Can Blau 2008 from Montsant, Spain.

Can Blau Front Label adjusted


Mazuelo 40%, Syrah 40%  Garnacha 20%


  • I’ve been on a bit of a Jorge Ordonez (the importer of this wine) kick lately! As the “bringer-inner” (I just made up that term) of some of the best Spanish wines in the U.S, he’s been fighting to help the wines of Spain wines out of obscurity since 1987. When looking at a bottle of Spanish wine, look for the Jorge Ordoñez importer information on the back label, it’s as close to a 100% guarantee of quality as you can get! I know for a fact that I haven’t tasted a single-one of his wines that I didn’t think was anything less than outstanding for the price

  • Ol’ Jorge also seems to be a little-bit of a marketing wiz! He’s known for giving very cool and modern looking labels to wines which may have otherwise been completely overlooked by the consumer. The Can Blau is no exception.

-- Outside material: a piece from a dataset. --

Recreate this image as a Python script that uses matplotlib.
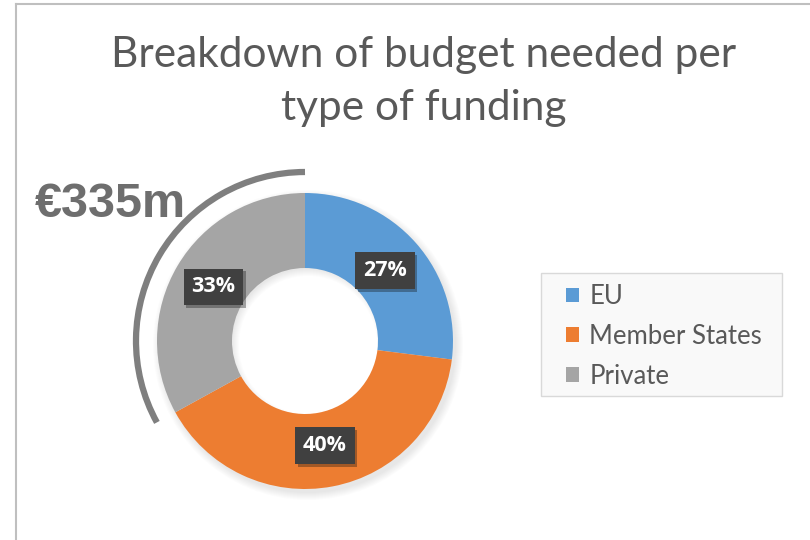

  • The Mazuelo [pronounced with a lisp ~ Mah-thoo-eh-lo] grape, also known as Cariñena or Carignan, is one of the most widely planted varietals in the world. It produces thick-skinned grapes, which are rich in color, and high in tannins and acidity


  • Garnacha {Gar-nah-chah} grape is also known more widely as Grenache. The wines made from it tend to be more fruity,and be big in flavor and body. If grown in a climate that’s too warm (Australia for example), its alcohol can get a little wild and out of control.


  • I would love to tell you some fascinating facts about the Can Blau winery; but I can’t for the life in me find ANYTHING on the Information Super Highway. Whenever this happens I’m overjoyed! It means that I’ve found a small family-owned and operated winery that puts all their effort and money into the wine, and not into marketing to convince you that the wine is good! The proof is in the bottle…which still has a cool label…!

Can Blau Montsant

Spain Wine MapPlace

  • Wines from the Montsant region of Spain tend to be powerful and red, and can taste very similar to the more famous Priorat wines of Spain (without the hefty price tag). Look for "Priorato" toward the right-hand-side of the map.


  • A slightly lower elevation is one reason Montsant wines cost considerably less than those from Priorat, as the land is easier to work. 


  • Montsant is said to to have a lot of the same "llicorella" (slate) soils as the Priorat region.  The grape vines seem to pull a lot of flinty, anise and mineral flavors out of the soil which can be tasted in the grapes.


  • Master Sommelier and Master of Wine Doug Frost has high hopes for this little-known Spanish region; “Red wines from the Montsant region are the next big thing from Spain (watch out, Priorat). So get drinking now, while the prices are still low and the quality just keeps getting better“.


The Can Blau, on the nose shows dark black-fruit (black-cherry and plum), intense licorice and herbs. Very rich, and reminiscent of a Priorat, but needed to give it a few minutes to "unwind".
Medium in body, doesn’t overwhelm. The rich dark-fruit continues with plenty of licorice, good minerality, and a hint of bitter chocolate. Love the finish, really stays with you without being too "astringent".
I had a vague idea of what I was looking for before I opened this bottle, and I’m glad to say I wasn’t disappointed. I also think that a few more years in the bottle wouldn’t be a bad thing for the Can Blau.



Like the wines from neighboring Priorat, it has been suggested that Montsant wines work better with food than without (although this wine tasted pretty good to me by itself). Try the Can Blau Montsant with ossobuco, lamb shank, duck, venison, or even pizza. In terms of cheese, give thought to aged Pecorino, Parmesan, Pecorino or Parmesan.



Some of the values coming out of Spain right now are ridiculous (in a good way)! Don’t be confused for thinking that everything coming out Spain is peaches and cream though, there’s also a lot of cheap and nasty, generic tasting garbage! Choose wisely!